Однако финансовый кризис, подорвавший самые основы долголетия государства, преследовал наследников Хубилая столь же неотступно, как и самостоятельное разложение его государства. Его администрации приходилось находить баланс между масштабными военными затратами, щедрыми императорскими милостями и привилегиями, с одной стороны, и конфуцианскими идеалами бережливости и облегчением налогового бремени для народа – с другой. Чтобы решить эту непреодолимую проблему и развязать фискальный узел, следующие великие ханы нанимали волшебников-финансистов из числа сэмужэней, зачастую мусульманских специалистов, чтобы изыскать нужную сумму и уравновесить баланс, часто – лишь на бумаге. Налоговое бремя облегчалось редко, а когда это происходило, как случилось во времена Тэмура Олджейту, итогом становилось лишь усугубление финансового кризиса. Большинство незадачливых советников по экономике видели решение в резком сокращении государственных расходов, но такое оздоровление финансов могло вылиться в политическое самоубийство, подрыв монгольского государства в Китае.
В 1285 году умер старший сын и избранный наследник Хубилая Чинким, что не только оставило отца безутешным, но и вызвало сбой в престолонаследии, который давал о себе знать на протяжении всего существования империи, несмотря на указ Хубилая о том, что трон должен остаться за наследниками Чинкима. Степные традиции выборного наследования никогда не уходили слишком далеко, хотя компромисс между родовым феодализмом монголов и традиционной китайской автократической и бюрократической системой был все же возможен. Империя Юань и природа имперской власти Чингисхана демонстрируют наносной и слабый характер степной культуры по отношению к оседлой. В Иране Газан-хан четко заявил о своей идентификации со своими оседлыми подданными. Чингисхан ясно показал привязанность к удовольствиям городской жизни и роскоши, а на троне империи Юань чередовались то правители, чьи симпатии тяготели к их южным подданным, то императоры, влекомые зовом природы и безлюдных степных равнин.
Тэмур Олджейту Чэн-цзун[253]
(прав. 1294–1307) продолжил курс своего деда Хубилая, в то время как Хайсан Хулуг-хан У-цзун (прав. 1307–1311) отказался от его прокитайской политики.
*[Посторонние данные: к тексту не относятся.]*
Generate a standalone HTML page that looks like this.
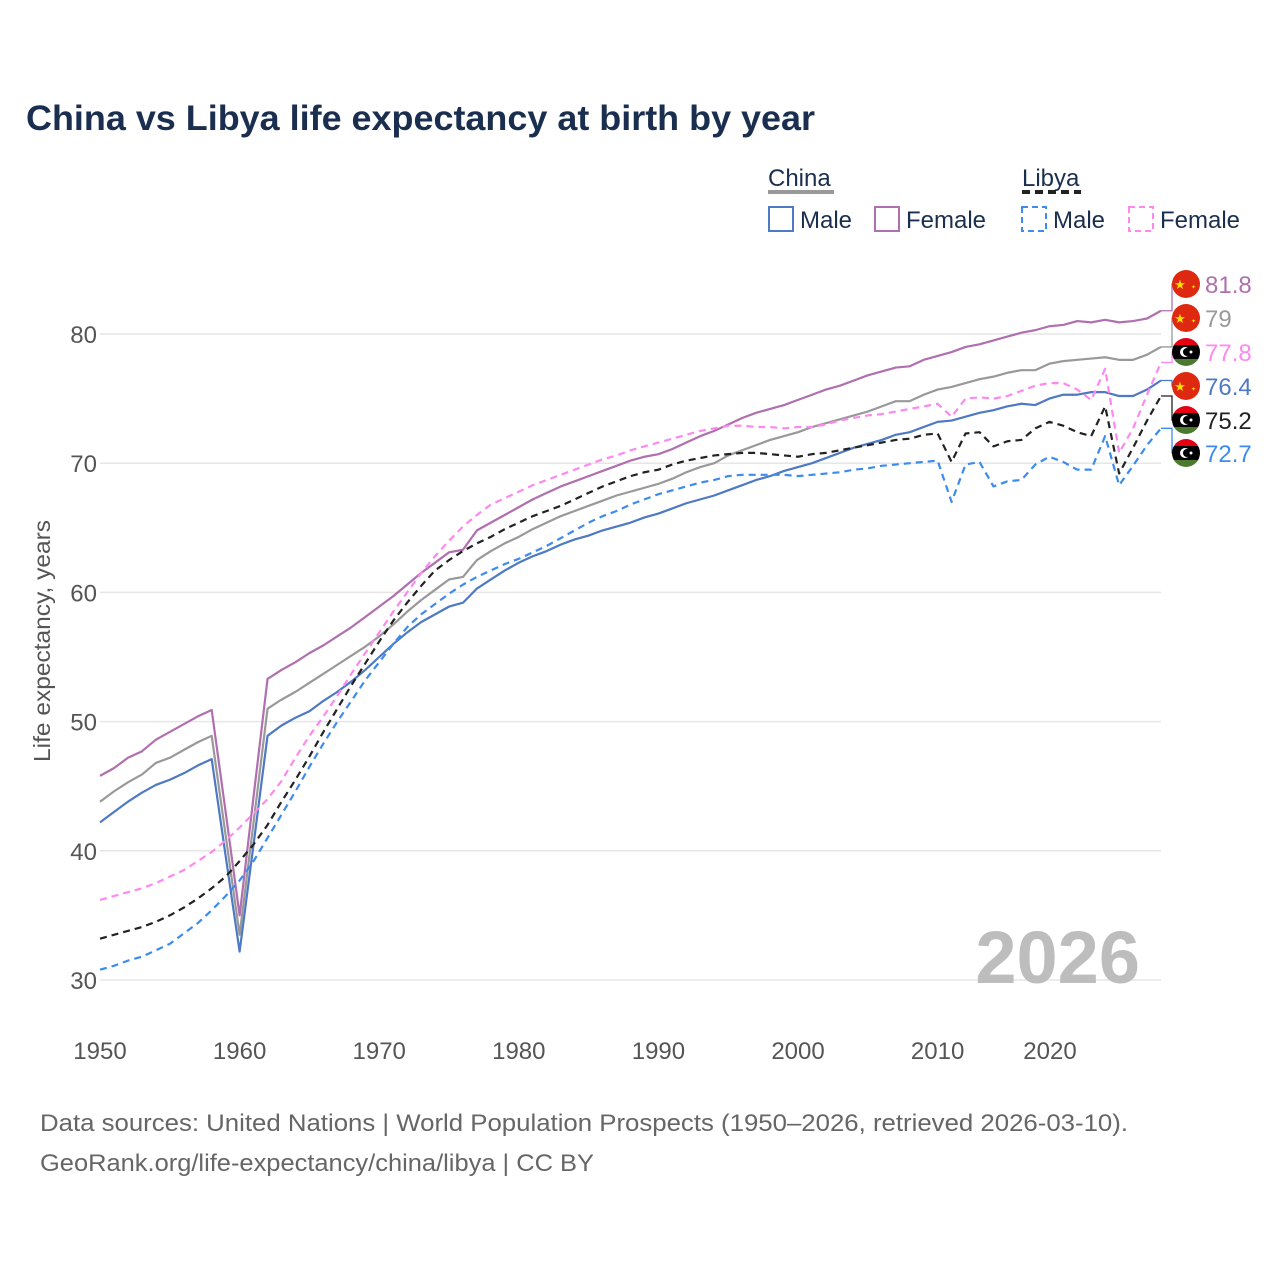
<!DOCTYPE html>
<html><head><meta charset="utf-8"><style>
body{margin:0;background:#fff;width:1280px;height:1280px;overflow:hidden;font-family:"Liberation Sans",sans-serif}
</style></head><body>
<svg id="chart" width="1280" height="1280" xmlns="http://www.w3.org/2000/svg" font-family="Liberation Sans, sans-serif">
<text x="26" y="130" font-size="35" font-weight="bold" fill="#1a2e4f" textLength="789" lengthAdjust="spacingAndGlyphs">China vs Libya life expectancy at birth by year</text>
<g font-size="24" fill="#1a2e4f">
 <text x="768" y="186">China</text>
 <line x1="768" y1="192" x2="834" y2="192" stroke="#999" stroke-width="4"/>
 <text x="1022" y="186">Libya</text>
 <line x1="1022" y1="192" x2="1081" y2="192" stroke="#222" stroke-width="4" stroke-dasharray="8,5"/>
 <rect x="769" y="207" width="24" height="24" fill="none" stroke="#4e79c4" stroke-width="2"/>
 <text x="800" y="228">Male</text>
 <rect x="875" y="207" width="24" height="24" fill="none" stroke="#b06fae" stroke-width="2"/>
 <text x="906" y="228">Female</text>
 <rect x="1022" y="207" width="24" height="24" fill="none" stroke="#3d8bef" stroke-width="2" stroke-dasharray="6,4"/>
 <text x="1053" y="228">Male</text>
 <rect x="1129" y="207" width="24" height="24" fill="none" stroke="#ff88f0" stroke-width="2" stroke-dasharray="6,4"/>
 <text x="1160" y="228">Female</text>
</g>
<g id="grid"></g><g id="xt"></g><g id="series"></g><g id="ends"></g>
<text transform="translate(50,641) rotate(-90)" text-anchor="middle" font-size="23" fill="#555" textLength="242" lengthAdjust="spacingAndGlyphs">Life expectancy, years</text>
<text x="1140" y="983" text-anchor="end" font-size="74" font-weight="bold" fill="#bdbdbd">2026</text>
<text x="40" y="1131" font-size="24" fill="#666" textLength="1088" lengthAdjust="spacingAndGlyphs">Data sources: United Nations | World Population Prospects (1950–2026, retrieved 2026-03-10).</text>
<text x="40" y="1171" font-size="24" fill="#666" textLength="554" lengthAdjust="spacingAndGlyphs">GeoRank.org/life-expectancy/china/libya | CC BY</text>
</svg>
<script>
const years=[];for(let y=1950;y<=2026;y++)years.push(y);
const yTicks=[30,40,50,60,70,80];
const xTicks=[1950,1960,1970,1980,1990,2000,2010,2020];
const chinaFemale=[45.8,46.4,47.2,47.7,48.6,49.2,49.8,50.4,50.9,43.0,35.0,44.2,53.3,54.0,54.6,55.3,55.9,56.6,57.3,58.1,58.9,59.7,60.6,61.5,62.3,63.1,63.3,64.8,65.4,66.0,66.6,67.2,67.7,68.2,68.6,69.0,69.4,69.8,70.2,70.5,70.7,71.1,71.6,72.1,72.5,73.0,73.5,73.9,74.2,74.5,74.9,75.3,75.7,76.0,76.4,76.8,77.1,77.4,77.5,78.0,78.3,78.6,79.0,79.2,79.5,79.8,80.1,80.3,80.6,80.7,81.0,80.9,81.1,80.9,81.0,81.2,81.8];
const chinaTotal=[43.8,44.6,45.3,45.9,46.8,47.2,47.8,48.4,48.9,41.2,33.5,42.2,51.0,51.7,52.3,53.0,53.7,54.4,55.1,55.8,56.6,57.5,58.5,59.4,60.2,61.0,61.2,62.5,63.2,63.8,64.3,64.9,65.4,65.9,66.3,66.7,67.1,67.5,67.8,68.1,68.4,68.8,69.3,69.7,70.0,70.6,71.0,71.4,71.8,72.1,72.4,72.8,73.1,73.4,73.7,74.0,74.4,74.8,74.8,75.3,75.7,75.9,76.2,76.5,76.7,77.0,77.2,77.2,77.7,77.9,78.0,78.1,78.2,78.0,78.0,78.4,79.0];
const chinaMale=[42.2,43.0,43.8,44.5,45.1,45.5,46.0,46.6,47.1,39.6,32.2,40.5,48.9,49.7,50.3,50.8,51.6,52.3,53.1,54.0,55.0,56.0,56.9,57.7,58.3,58.9,59.2,60.3,61.0,61.7,62.3,62.8,63.2,63.7,64.1,64.4,64.8,65.1,65.4,65.8,66.1,66.5,66.9,67.2,67.5,67.9,68.3,68.7,69.0,69.4,69.7,70.0,70.4,70.8,71.2,71.5,71.8,72.2,72.4,72.8,73.2,73.3,73.6,73.9,74.1,74.4,74.6,74.5,75.0,75.3,75.3,75.5,75.5,75.2,75.2,75.7,76.4];
const libyaFemale=[36.2,36.5,36.8,37.1,37.5,38.0,38.5,39.2,39.9,40.8,41.8,42.9,44.0,45.4,47.2,48.9,50.4,52.0,53.7,55.3,56.9,58.5,60.0,61.5,62.8,64.0,65.1,66.0,66.8,67.3,67.8,68.3,68.7,69.1,69.5,69.9,70.3,70.6,71.0,71.3,71.6,71.9,72.2,72.5,72.7,72.9,72.9,72.8,72.8,72.7,72.8,72.8,73.0,73.3,73.5,73.7,73.8,74.0,74.2,74.4,74.6,73.6,75.0,75.1,75.0,75.2,75.6,76.0,76.2,76.2,75.7,74.9,77.3,70.8,72.7,75.3,77.8];
const libyaTotal=[33.2,33.5,33.8,34.1,34.5,35.0,35.6,36.3,37.1,38.0,39.2,40.5,42.0,43.8,45.5,47.3,49.2,51.0,52.8,54.5,56.2,57.8,59.2,60.5,61.7,62.5,63.2,63.8,64.3,64.9,65.4,65.9,66.3,66.7,67.2,67.7,68.2,68.6,69.0,69.3,69.5,69.9,70.2,70.4,70.6,70.7,70.8,70.8,70.7,70.6,70.5,70.7,70.8,71.0,71.2,71.4,71.6,71.8,71.9,72.2,72.3,70.1,72.3,72.4,71.3,71.7,71.8,72.7,73.2,72.9,72.4,72.1,74.4,69.2,71.2,73.3,75.2];
const libyaMale=[30.8,31.1,31.5,31.8,32.3,32.8,33.6,34.4,35.4,36.5,37.7,39.2,41.0,42.8,44.6,46.5,48.3,50.0,51.6,53.2,54.6,56.0,57.3,58.3,59.1,59.9,60.6,61.2,61.7,62.2,62.6,63.1,63.6,64.2,64.8,65.4,65.9,66.3,66.8,67.2,67.6,67.9,68.2,68.5,68.7,69.0,69.1,69.1,69.1,69.1,69.0,69.1,69.2,69.3,69.5,69.6,69.8,69.9,70.0,70.1,70.2,67.0,69.9,70.1,68.2,68.6,68.7,69.9,70.5,70.1,69.5,69.5,72.1,68.3,69.8,71.4,72.7];
const NS="http://www.w3.org/2000/svg";
const X=y=>100+(y-1950)*(1061/76);
const Y=v=>334+(80-v)*12.92;
function mk(tag,attrs,parent){const e=document.createElementNS(NS,tag);for(const k in attrs)e.setAttribute(k,attrs[k]);parent.appendChild(e);return e;}
const grid=document.getElementById('grid');
yTicks.forEach(t=>{
 const l=mk('line',{x1:100,x2:1161,y1:Y(t),y2:Y(t),stroke:'#e6e6e6','stroke-width':1.5},grid);
 
 
 const tx=mk('text',{x:97,y:Y(t)+9,'text-anchor':'end','font-size':24,fill:'#555'},grid);
 tx.textContent=t;
 
 
});
const xt=document.getElementById('xt');
xTicks.forEach(t=>{
 const tx=mk('text',{x:Math.min(X(t),1050),y:1059,'text-anchor':'middle','font-size':24,fill:'#555'},xt);
 tx.textContent=t;
 
 
});
const series=[
 {n:'china-female',d:chinaFemale,c:'#b06fae',dash:null},
 {n:'china-total',d:chinaTotal,c:'#999999',dash:null},
 {n:'china-male',d:chinaMale,c:'#4e79c4',dash:null},
 {n:'libya-female',d:libyaFemale,c:'#ff88f0',dash:'7,5'},
 {n:'libya-total',d:libyaTotal,c:'#222222',dash:'7,5'},
 {n:'libya-male',d:libyaMale,c:'#3d8bef',dash:'7,5'}
];
const sg=document.getElementById('series');
series.forEach(s=>{
 const p=mk('polyline',{points:s.d.map((v,i)=>X(years[i])+','+Y(v)).join(' '),fill:'none',stroke:s.c,'stroke-width':2.2,'stroke-linejoin':'round'},sg);
 if(s.dash)p.setAttribute('stroke-dasharray',s.dash);
 
 
});
const ends=document.getElementById('ends');
const labelY=[284,318,352,386,420,453];
const flags=['china','china','libya','china','libya','libya'];
const order=[0,1,3,2,4,5];
const lastX=X(2026);
order.forEach((si,k)=>{
 const s=series[si];const v=s.d[s.d.length-1];const ly=labelY[k];
 const c=mk('polyline',{points:`${lastX},${Y(v)} ${lastX+11},${Y(v)} ${lastX+11},${ly} ${lastX+14},${ly}`,fill:'none',stroke:s.c,'stroke-width':1.3},ends);
 
 
 const g=mk('g',{},ends);
 
 
 if(flags[k]==='china'){
  mk('circle',{cx:1186,cy:ly,r:14,fill:'#de2910'},g);
  const st=mk('text',{x:1180,y:ly+5,'text-anchor':'middle','font-size':13,fill:'#ffde00'},g);st.textContent='★';
  const st2=mk('text',{x:1191,y:ly+5,'font-size':6,fill:'#ffde00'},g);st2.textContent='✦';
 } else {
  const cp='clip'+k;
  const d=mk('clipPath',{id:cp},g);mk('circle',{cx:1186,cy:ly,r:14},d);
  mk('rect',{x:1172,y:ly-14,width:28,height:7,fill:'#e70013','clip-path':`url(#${cp})`},g);
  mk('rect',{x:1172,y:ly-7,width:28,height:14,fill:'#000','clip-path':`url(#${cp})`},g);
  mk('rect',{x:1172,y:ly+7,width:28,height:7,fill:'#4b7a2e','clip-path':`url(#${cp})`},g);
  mk('circle',{cx:1185,cy:ly,r:5,fill:'#fff'},g);
  mk('circle',{cx:1187,cy:ly,r:4,fill:'#000'},g);
  mk('circle',{cx:1191,cy:ly,r:1.5,fill:'#fff'},g);
 }
 const t=mk('text',{x:1205,y:ly+9,'font-size':24,fill:s.c},ends);
 t.textContent=v;
 
 
});
</script>
</body></html>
Аюрбарибада Буянту-хаган Жэнь-цзун (прав. 1311–1320) принял конфуцианскую культуру, и тот же курс продолжил его преемник Шидэбала Гэгэн Ин-цзун (прав. 1321–1323), завершивший кодификацию законов. Однако после переворота, совершенного Есун-Тэмуром Тай-дином[254] (прав. 1323–1328), влияние степи возобновилось. Туг-Тимур Джаяту-хаган Вэнь-цзун (прав. 1328–1329; 1329–1332) был известен своим глубоким знанием китайской культуры и хорошо говорил по-китайски, но, когда его сменил Тогон-Тимур (прав. 1333–1368/1370), вражда между двумя партиями погрузила государство в анархию. Большинство правителей, следовавших за Хубилаем, восходили на трон взрослыми людьми на третьем-четвертом десятке, и только Ринчинбал Нин-цзун (прав. 1332) и Тогон-Тимур заняли престол еще детьми. Однако все они в известной степени были номинальными фигурами, которые представляли различные клики монгольских аристократов и политических интриганов, считавших, что их интересы лучше представляют степь или оседлый мир.Столь же широкий раскол лежал в основе напряженности в государстве Хулагуидов, а иногда прорывался наружу и в чагатаидско-угэдэидском альянсе. Толуиды при ильханах и Хубилае очень активно поощряли мирное сосуществование, если не слияние и объединение городской и степной культур, и это смешение породило небывалый культурный взлет, наблюдавшийся в Иране и юаньском Китае в XIII и XIV веках.
Последний император единой Монгольской империи Мункэ-хан рассматривал Китай, по крайней мере изначально, как дополнение к его степной империи, в то время как Хубилай считал Китай основой своих владений и намеревался выстроить его по своему замыслу. Хубилай был сильным и харизматичным правителем, и он умел привить свое видение даже потенциальным противникам, но его преемники не смогли повторить его успех. Однако когда монгольские армии, разгромленные в ходе восстания Красных повязок (ок. 1369 г.), повернули на север и возвратились на родину предков в Монголию, в их исходе приняли участие далеко не все, кто когда-либо верно служил юаньским императорам, отнюдь не все сыновья или внуки воинов, пришедших с Чингисидами из северной степи. На север вернулись те, кто отверг Китай и культуру, которая развивалась и укреплялась на протяжении последнего столетия. Те же, кто остался и принял городскую жизнь, органической частью которой они являлись, благоденствовали и, несомненно, стали верными подданными новой династии Мин.